British Prime Minister Gordon Brown has fallen to 18 percentage points behind the opposition Conservatives after his Labour government announced a record budget deficit, an opinion poll showed on Friday.
If the result was repeated at the next election, due by June 2010, the Conservatives would return to government for the first time since 1997 with a powerful 150-seat parliamentary majority.
In the first poll since finance minister Alistair Darling unveiled Britain's worst economic performance since World War Two on Wednesday, the ruling Labour Party slipped four points to 27 percent, with the Conservatives up four on 45 percent. It is the biggest lead for the centre-right Conservative Party in the YouGov/Daily Telegraph newspaper survey since last September.
A separate poll by ICM in the Guardian newspaper the day before the budget put the gap at 10 points. Brown, a former finance minister who has staked his political reputation on his handling of the economic crisis, was losing voter support on the economy, the YouGov poll suggested.

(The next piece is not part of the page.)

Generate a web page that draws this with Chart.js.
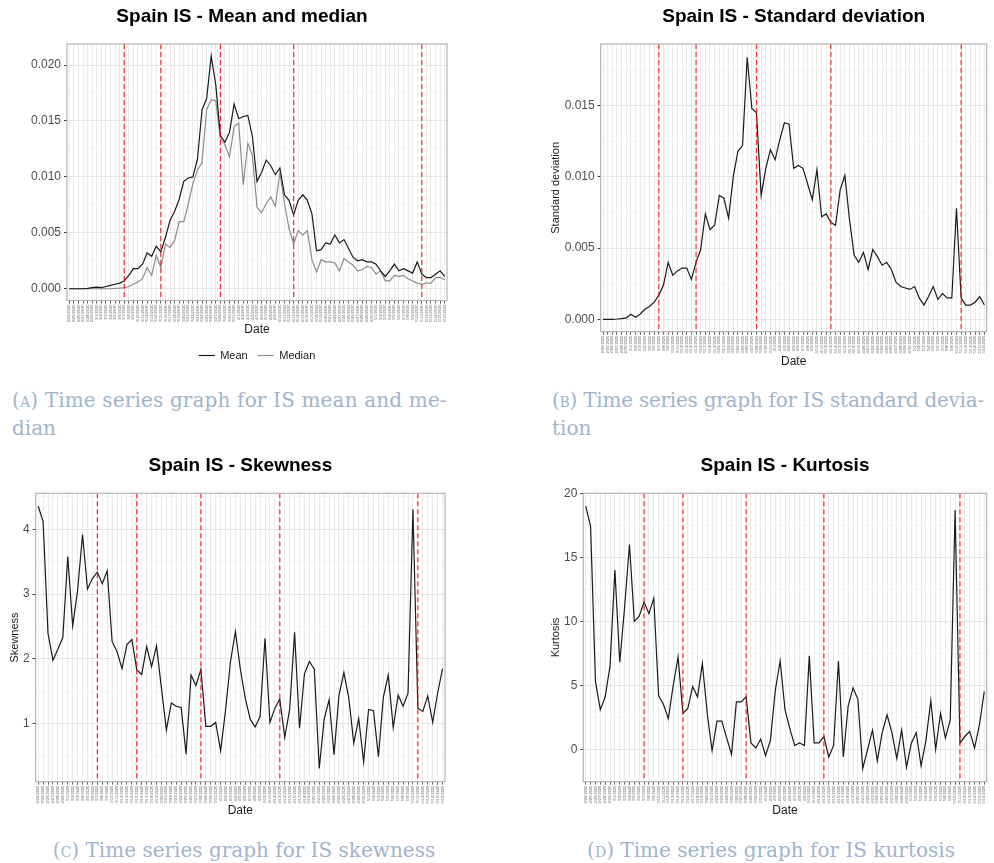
<!DOCTYPE html>
<html><head><meta charset="utf-8">
<script src="https://cdn.jsdelivr.net/npm/chart.js@4"></script>
<style>
html,body{margin:0;padding:0;background:#fff;overflow:hidden;width:994px;height:863px;}
canvas{position:absolute;}
.cap{position:absolute;font-family:"DejaVu Serif",serif;color:#9fb4cc;font-size:20px;line-height:28px;white-space:nowrap;}
.sc{font-variant:small-caps;}
</style></head><body>
<canvas id="cA" style="left:0;top:0"></canvas>
<canvas id="cB" style="left:540px;top:0"></canvas>
<canvas id="cC" style="left:0;top:449px"></canvas>
<canvas id="cD" style="left:540px;top:449px"></canvas>
<div class="cap" style="left:12px;top:386px;letter-spacing:0.15px">(<span class="sc">a</span>) Time series graph for IS mean and me-</div>
<div class="cap" style="left:12px;top:414px">dian</div>
<div class="cap" style="left:552px;top:386px;letter-spacing:-0.25px">(<span class="sc">b</span>) Time series graph for IS standard devia-</div>
<div class="cap" style="left:552px;top:414px">tion</div>
<div class="cap" style="left:0;top:836px;width:488px;text-align:center">(<span class="sc">c</span>) Time series graph for IS skewness</div>
<div class="cap" style="left:540px;top:836px;width:462px;text-align:center">(<span class="sc">d</span>) Time series graph for IS kurtosis</div>
<script>
const dates = ["2/24/2020","2/25/2020","2/26/2020","2/27/2020","2/28/2020","2/29/2020",
"3/1/2020","3/2/2020","3/3/2020","3/4/2020","3/5/2020","3/6/2020","3/7/2020","3/8/2020","3/9/2020","3/10/2020",
"3/11/2020","3/12/2020","3/13/2020","3/14/2020","3/15/2020","3/16/2020","3/17/2020","3/18/2020","3/19/2020","3/20/2020",
"3/21/2020","3/22/2020","3/23/2020","3/24/2020","3/25/2020","3/26/2020","3/27/2020","3/28/2020","3/29/2020","3/30/2020","3/31/2020",
"4/1/2020","4/2/2020","4/3/2020","4/4/2020","4/5/2020","4/6/2020","4/7/2020","4/8/2020","4/9/2020","4/10/2020",
"4/11/2020","4/12/2020","4/13/2020","4/14/2020","4/15/2020","4/16/2020","4/17/2020","4/18/2020","4/19/2020","4/20/2020",
"4/21/2020","4/22/2020","4/23/2020","4/24/2020","4/25/2020","4/26/2020","4/27/2020","4/28/2020","4/29/2020","4/30/2020",
"5/1/2020","5/2/2020","5/3/2020","5/4/2020","5/5/2020","5/6/2020","5/7/2020","5/8/2020","5/9/2020","5/10/2020",
"5/11/2020","5/12/2020","5/13/2020","5/14/2020","5/15/2020","5/16/2020"];

const eventDates = ["3/7/2020","3/15/2020","3/28/2020","4/13/2020","5/11/2020"];

const meanValues = [0,0,0,0,0.00003,0.0001,0.00015,0.0001,0.0002,0.0003,0.0004,0.0005,
0.0007,0.0012,0.0018,0.0018,0.0022,0.0032,0.0029,0.0038,0.0033,0.0046,0.0061,0.0069,0.0080,0.0096,
0.0099,0.0100,0.0116,0.0160,0.0170,0.0208,0.0182,0.0137,0.0131,0.0140,0.0165,0.0152,0.0154,0.0155,
0.0136,0.0096,0.0104,0.0115,0.0110,0.0102,0.0108,0.0084,0.0079,0.0066,0.0079,0.0084,0.0079,0.0067,
0.0034,0.0035,0.0041,0.0040,0.0048,0.0041,0.0044,0.0036,0.0028,0.0025,0.0026,0.0024,0.0024,0.0022,
0.0016,0.0011,0.0016,0.0022,0.0016,0.0018,0.0016,0.0014,0.0024,0.0013,0.0010,0.0010,0.0013,0.0016,0.0011];

const medianValues = [0,0,0,0,0,0,0,0,0,0,0.00003,0.00005,
0.0001,0.0002,0.0004,0.0006,0.0009,0.0019,0.0012,0.0030,0.0019,0.0040,0.0037,0.0043,0.0060,0.0060,
0.0076,0.0094,0.0106,0.0113,0.0160,0.0169,0.0168,0.0134,0.0129,0.0118,0.0145,0.0148,0.0093,0.0130,
0.0119,0.0073,0.0068,0.0076,0.0082,0.0074,0.0104,0.0076,0.0054,0.0040,0.0052,0.0048,0.0052,0.0026,
0.0015,0.0026,0.0024,0.0024,0.0023,0.0016,0.0027,0.0024,0.0021,0.0016,0.0017,0.0020,0.0019,0.0013,
0.0016,0.0007,0.0007,0.0012,0.0011,0.0012,0.0009,0.0007,0.0005,0.0004,0.0005,0.0005,0.0010,0.0010,0.0008];

const sdValues = [0,0,0,0.00002,0.00005,0.0001,0.00035,0.00014,0.00037,0.0007,0.0009,0.0012,
0.0017,0.0024,0.0040,0.0031,0.0034,0.0036,0.0036,0.0028,0.0040,0.0049,0.0074,0.0063,0.0066,0.0087,
0.0085,0.0071,0.0100,0.0118,0.0122,0.0184,0.0148,0.0145,0.0087,0.0106,0.0119,0.0112,0.0126,0.0138,
0.0137,0.0106,0.0108,0.0106,0.0095,0.0084,0.0105,0.0072,0.0074,0.0068,0.0066,0.0091,0.0101,0.0070,
0.0045,0.0040,0.0047,0.0035,0.0049,0.0044,0.0038,0.0040,0.0035,0.0026,0.0023,0.0022,0.0021,0.0023,
0.0015,0.0010,0.0016,0.0023,0.0014,0.0018,0.0015,0.0015,0.0078,0.0015,0.0010,0.0010,0.0012,0.0016,0.0010];

const skewValues = [4.36,4.12,2.39,1.98,2.15,2.33,3.58,2.51,3.06,3.92,
3.08,3.24,3.34,3.16,3.36,2.27,2.11,1.85,2.22,2.30,
1.83,1.76,2.19,1.88,2.20,1.55,0.90,1.32,1.27,1.25,
0.53,1.75,1.59,1.84,0.96,0.96,1.02,0.58,1.21,1.96,
2.42,1.84,1.39,1.07,0.95,1.11,2.32,1.02,1.24,1.38,
0.79,1.22,2.41,0.93,1.77,1.96,1.84,0.31,1.07,1.37,
0.52,1.44,1.79,1.39,0.70,1.08,0.41,1.22,1.20,0.49,
1.41,1.75,0.94,1.44,1.27,1.47,4.31,1.24,1.19,1.43,
1.02,1.47,1.85];

const kurtValues = [19.0,17.4,5.3,3.1,4.1,6.5,14.0,6.8,11.1,16.0,
10.0,10.4,11.5,10.6,11.8,4.2,3.5,2.4,5.0,7.2,
2.8,3.2,4.9,4.1,6.7,2.8,-0.1,2.2,2.2,0.9,
-0.4,3.7,3.7,4.1,0.5,0.1,0.8,-0.5,0.7,4.6,
6.9,3.1,1.6,0.3,0.5,0.3,7.3,0.5,0.5,1.0,
-0.6,0.3,6.9,-0.6,3.4,4.8,3.9,-1.5,0,1.5,
-0.9,1.3,2.7,1.3,-0.7,1.5,-1.4,0.5,1.3,-1.3,
0.7,3.8,0,2.8,0.9,2.3,18.7,0.5,1.0,1.4,
0.1,1.9,4.5];

const FONT = "'Liberation Sans', Arial, sans-serif";

const panelBorder = {
  id: 'panelBorder',
  afterDraw(chart) {
    const {ctx, chartArea: a} = chart;
    ctx.save();
    ctx.strokeStyle = '#b3b3b3';
    ctx.lineWidth = 1.2;
    ctx.strokeRect(a.left, a.top, a.right - a.left, a.bottom - a.top);
    ctx.restore();
  }
};

const eventLines = {
  id: 'eventLines',
  afterDatasetsDraw(chart) {
    const {ctx, chartArea: a, scales: {x}} = chart;
    ctx.save();
    ctx.beginPath();
    ctx.rect(a.left, a.top, a.right - a.left, a.bottom - a.top);
    ctx.clip();
    ctx.strokeStyle = 'rgba(255,0,0,0.8)';
    ctx.lineWidth = 1.3;
    ctx.setLineDash([5, 3]);
    eventDates.forEach(d => {
      const px = x.getPixelForValue(dates.indexOf(d));
      ctx.beginPath();
      ctx.moveTo(px, a.top);
      ctx.lineTo(px, a.bottom);
      ctx.stroke();
    });
    ctx.restore();
  }
};

function isMajor(v, major) {
  const r = v / major;
  return Math.abs(r - Math.round(r)) < 1e-6;
}

function makeChart(id, o) {
  const cv = document.getElementById(id);
  cv.width = o.w; cv.height = o.h;
  cv.style.width = o.w + 'px'; cv.style.height = o.h + 'px';
  const scales = {
    x: {
      type: 'category', offset: true,
      grid: {offset: false, color: '#ebebeb', lineWidth: 1, tickLength: 3, tickColor: '#333333', tickWidth: 0.8},
      border: {display: false},
      ticks: {autoSkip: false, maxRotation: 90, minRotation: 90, padding: 1, color: '#6b6b6b', font: {family: FONT, size: 4}},
      title: {display: true, text: 'Date', color: '#1a1a1a', font: {family: FONT, size: 12}, padding: {top: 0, bottom: o.datePad}},
      afterFit: s => { s.height = o.xH; }
    },
    y: {
      min: o.yMin, max: o.yMax,
      grid: {
        color: c => isMajor(c.tick.value, o.major) ? '#e5e5e5' : '#f4f4f4',
        lineWidth: 1, tickLength: 3,
        tickColor: c => isMajor(c.tick.value, o.major) ? '#333333' : 'rgba(0,0,0,0)'
      },
      border: {display: false},
      ticks: {
        stepSize: o.minor, maxTicksLimit: 40, includeBounds: false, padding: 3,
        color: '#4d4d4d', font: {family: FONT, size: 12},
        callback: v => isMajor(v, o.major) ? o.fmt(v) : ''
      },
      title: o.yTitle ? {display: true, text: o.yTitle, color: '#1a1a1a', font: {family: FONT, size: 11}, padding: {top: o.yTitlePad, bottom: 0}} : {display: false},
      afterFit: s => { s.width = o.yW; }
    }
  };
  if (o.rightSpace) {
    scales.spacer = {
      type: 'linear', position: 'right', display: true,
      grid: {display: false, drawTicks: false}, border: {display: false},
      ticks: {display: false},
      afterFit: s => { s.width = o.rightSpace; }
    };
  }
  return new Chart(cv, {
    type: 'line',
    data: {labels: dates, datasets: o.datasets},
    options: {
      responsive: false,
      animation: false,
      events: [],
      layout: {padding: {left: 0, right: o.padRight, top: 0, bottom: 0}},
      elements: {point: {radius: 0}, line: {tension: 0, borderWidth: 1.2}},
      plugins: {
        title: {
          display: true, text: o.title, color: '#000',
          fullSize: o.titleFull,
          font: {family: FONT, size: 19, weight: 'bold'},
          padding: {top: 5.5, bottom: o.titlePadBottom}
        },
        legend: o.legend || {display: false},
        tooltip: {enabled: false}
      },
      scales: scales
    },
    plugins: [panelBorder, eventLines]
  });
}

makeChart('cA', {
  w: 484, h: 371, padRight: 0, rightSpace: 37, xH: 39.5, datePad: 3, yW: 67,
  title: 'Spain IS - Mean and median', titleFull: true, titlePadBottom: 15.7,
  yMin: -0.00105, yMax: 0.02188, minor: 0.0025, major: 0.005, fmt: v => v.toFixed(3),
  datasets: [
    {label: 'Mean', data: meanValues, borderColor: '#1a1a1a', backgroundColor: '#1a1a1a', borderWidth: 1.2},
    {label: 'Median', data: medianValues, borderColor: '#8c8c8c', backgroundColor: '#8c8c8c', borderWidth: 1.2}
  ],
  legend: {
    display: true, position: 'bottom', fullSize: false,
    labels: {usePointStyle: true, pointStyle: 'line', pointStyleWidth: 16, padding: 10, color: '#1a1a1a', font: {family: FONT, size: 11}}
  }
});

makeChart('cB', {
  w: 454, h: 375, padRight: 7.3, xH: 43.3, datePad: 5.8, yW: 60.7,
  title: 'Spain IS - Standard deviation', titleFull: false, titlePadBottom: 15.7,
  yMin: -0.00087, yMax: 0.01933, minor: 0.0025, major: 0.005, fmt: v => v.toFixed(3),
  yTitle: 'Standard deviation', yTitlePad: 9.4,
  datasets: [{label: 'Standard deviation', data: sdValues, borderColor: '#1a1a1a', borderWidth: 1.2}]
});

makeChart('cC', {
  w: 484, h: 375, padRight: 39, xH: 42.3, datePad: 5.8, yW: 35.7,
  title: 'Spain IS - Skewness', titleFull: false, titlePadBottom: 16,
  yMin: 0.105, yMax: 4.556, minor: 0.5, major: 1, fmt: v => String(Math.round(v)),
  yTitle: 'Skewness', yTitlePad: 8.4,
  datasets: [{label: 'Skewness', data: skewValues, borderColor: '#1a1a1a', borderWidth: 1.2}]
});

makeChart('cD', {
  w: 454, h: 375, padRight: 7.3, xH: 42.3, datePad: 5.8, yW: 43.3,
  title: 'Spain IS - Kurtosis', titleFull: false, titlePadBottom: 16,
  yMin: -2.53, yMax: 20, minor: 2.5, major: 5, fmt: v => String(Math.round(v)),
  yTitle: 'Kurtosis', yTitlePad: 9.4,
  datasets: [{label: 'Kurtosis', data: kurtValues, borderColor: '#1a1a1a', borderWidth: 1.2}]
});
</script>
</body></html>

Asked which party would do a better job with Britain's finances, 39 percent backed the Conservatives, up four points on last month, compared to 24 percent for Labour. Brown's personal ratings also took a knock. Some 69 percent were dissatisfied with his performance as prime minister, a rise of four percent on last month.
By contrast, Conservative leader David Cameron saw his personal standing climb by seven points to 56 percent, a rise described by the Conservative supporting Daily Telegraph as a "Budget Bounce".
There was better news for Labour's announcement of a rise in the top income tax rate in Wednesday's budget. The poll found 68 percent agreed with raising the rate to 50 percent for those earning 150,000 pounds ($218,500) or more. Another poll in Friday's Times newspaper found a majority (57 percent) in favour of the higher tax.
However, the Populus poll said nearly two-thirds expected the economy to worsen in the next three months.
Darling said the British economy could shrink by 3.5 percent this year, the worst decline since the war, although it should pick up towards the end of the year.
That would come as a welcome relief for Britons struggling to cope with falling house prices, low returns on savings and rising unemployment. Figures released just before the budget said 2.1 million people were out of work, a 12-year high.